A comissão especial da Câmara dos Deputados já disse não à adoção do chamado voto impresso, mas o plenário da Casa vai deliberar sobre o tema nesta terça-feira (10), por esforço do presidente da Câmara, Arthur Lira. A votação, no entanto, deve apenas sepultar de vez a Proposta de Emenda à Constituição (PEC) que acrescentaria a impressão de cada voto ao ato de apertar o botão "confirma" na urna eletrônica.

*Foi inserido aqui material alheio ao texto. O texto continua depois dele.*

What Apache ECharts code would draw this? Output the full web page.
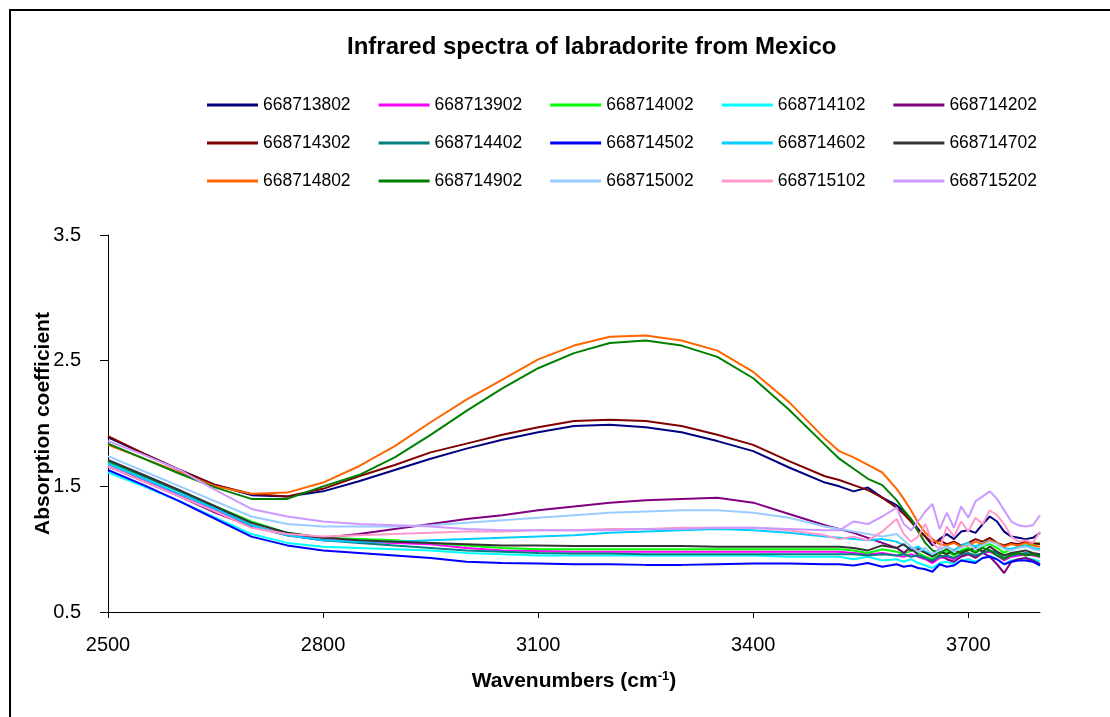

Bandeira do presidente Jair Bolsonaro (sem partido), o "voto auditável", como ele chama a iniciativa, virou munição na tentativa de tirar a credibilidade do processo eleitoral, pelo qual, inclusive, o próprio Bolsonaro elegeu-se diversas vezes.
Coordenadora-geral da Transparência Eleitoral Brasil, pesquisadora em Direito Eleitoral e mestra em Direito Constitucional, Ana Cláudia Santano conta como começou essa história de voto impresso. Não é coisa de agora e tem consequências maiores do que os memes sobre a volta do passe escolar e do "cheque impresso auditável" no lugar do Pix que você vê nas redes sociais. Veja a íntegra da entrevista no vídeo acima.
Santano diz que o termo correto a ser utilizado é auditoria cruzada, uma vez que o voto eletrônico atualmente adotado no Brasil já é auditável.
Engana-se quem pensa, no entanto, que a impressão individual dos votos e a "contagem pública" – que, de acordo com a PEC, seria manual, feita em cada seção eleitoral pelos mesários – seria apenas mais um reforço na segurança do pleito.
Em conversa propiciada pela ONG Transparência Capixaba com a editora de A Gazeta Letícia Gonçalves (esta que vos escreve), o repórter Guilherme Mendes, do site Congresso em Foco, e o secretário-geral da ONG, Rodrigo Rossoni, Ana Cláudia Santano destacou alguns pontos, nesta segunda-feira (9), dentre eles:
- Tem gente que acha que vai pegar o papelzinho e levar para casa. Isso não confere, não tem nada a ver com a proposta.
- Não é um debate novo e não é exclusivamente brasileiro.
- Lembra quando nossa vida começou a ficar digital? A gente era cismado com extratos bancários, ou com o caixa eletrônico. Muita gente preferia ir ao caixa no interior da agência a usar o caixa eletrônico.
- No entanto, ainda que o debate seja legítimo, toma um contorno que não lhe é próprio.
- A proposta da deputada federal Bia Kicis (PSL-DF), endossada por Bolsonaro, prevê que cada vez que o eleitor votar na urna eletrônica o voto seja impresso e, automaticamente, vá para uma outra urna.
- Depois, os mesários de cada seção eleitoral contariam, manualmente e em público, os votos impressos para conferir se o resultado é igual ao da urna eletrônica. Em caso de divergência, prevaleceria o voto impresso.
- Ocorre que ao colocar a interferência humana na contagem aumenta-se o risco de fraudes ou mesmo de erros não intencionais, além dos problemas práticos envolvidos na operação, considerando que o Brasil tem quase 148 milhões de eleitores aptos a votar, de acordo com dados de 2020 do Tribunal Superior Eleitoral (TSE).
- Além disso, não haveria tempo e, em tese, dinheiro, dada a crise instalada no país, para implementar a medida para as eleições de 2022.
- É bem provável que a PEC não alcance os votos necessários e não haja voto impresso, auditável ou auditoria cruzada (escolha o nome que preferir) em 2022.
- O voto, hoje, é auditável. E já é impresso um boletim de urna, disponível aos fiscais dos partidos e aos eleitores em todas as seções eleitorais.
- Ainda assim, o questionamento à credibilidade do sistema eleitoral brasileiro foi posto, o que é um risco à democracia. Ano que vem é provável que haja ainda mais desinformação em circulação para justamente desestabilizar as eleições, com desfecho imprevisível.
- Na Índia, há urnas eletrônicas e também a impressão do voto, uma mudança recente. Ainda assim, isso não reduz os questionamentos quanto à legitimidade dos resultados da conturbada democracia do país asiático. Ana Cláudia Santano, que foi lá, ouviu que sempre houve e sempre há questionamentos. Com base em quê, ela questionou: "Com base na derrota", ouviu como resposta.
- No Peru, recentemente, também houve questionamentos da candidata derrotada à presidência, Keiko Fujimori. Ela alega que houve fraude. Lá, o voto é feito exclusivamente em papel.